Data linkages are another method of handling gaps in real-world data. While such linkages are becoming more commonplace, additional hurdles of data privacy, institutional policy, and national (and international) law exist. Furthermore, the cost of such linkages varies greatly. In the USA, the United States Renal Data System provides linkages to kidney failure registries at minimal or no cost providing electronic health record data or cohort studies information on longer-term outcomes than is usually feasible as well as outcomes for subjects lost to follow-up. Multiple other linkage systems are run via for-profit entities and require substantial funds.

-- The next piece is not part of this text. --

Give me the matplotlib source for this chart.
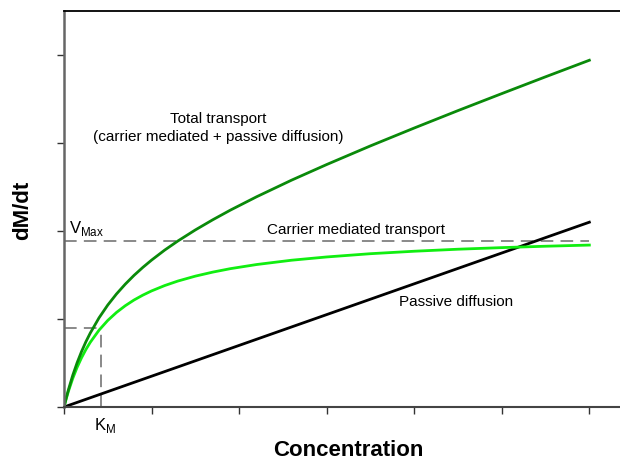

Comparing real-world and clinical trial data

Real-world data are becoming important components of evaluating new therapies and care. Sources such as electronic health record data can play a role in evaluating off-label use and post-marketing safety. Increasingly, electronic health record data, often linked with administrative claims data, are used for the design and conduct of trials to screen and recruit patients as well as to capture follow-up data. All these uses require assurances that the real-world data source use can overcome its limitations [5, 6]. Finally, real-world data can be incredibly useful in the evaluation of how new therapies and discoveries are implemented into clinical practice. Once discoveries are known to be effective, real-world evidence can help investigators determine if those discoveries are leading to improved patient outcomes—the overall goal of all clinical investigations. Despite this promise, caution must be taken when directly comparing the results of such real-world evidence to that of clinical trials. The direct comparison of data collected and analyzed in different circumstances may lead to the wrong conclusions being drawn. Real-world data in clinical trials must be designed a priori to make more confident comparisons, which most current registries and other real-world data sources are not organized to do.

Looking forward

Researchers are working to incorporate real-world data to provide actionable evidence for regulatory and clinical decision-making. For broader uptake of these data sources and methodologies within pediatric nephrology research, further work is needed to ensure standards in reporting real-world data and evidence, both generally and disease-specific. Some standards are emerging in multiple networks, however, to build the infrastructure needed, reporting data and evidence need to be uniform across networks and groups [7, 8]. Such standards will also need to include data integration among data sources. Finally, pediatric-specific issues to overcome include standardization of derived variables for consistent analysis across studies and data privacy concerns for minors. With continued innovation in these domains, real-world data and evidence can continue to make progress in harnessing the potential they have to accelerate progress in kidney disease research.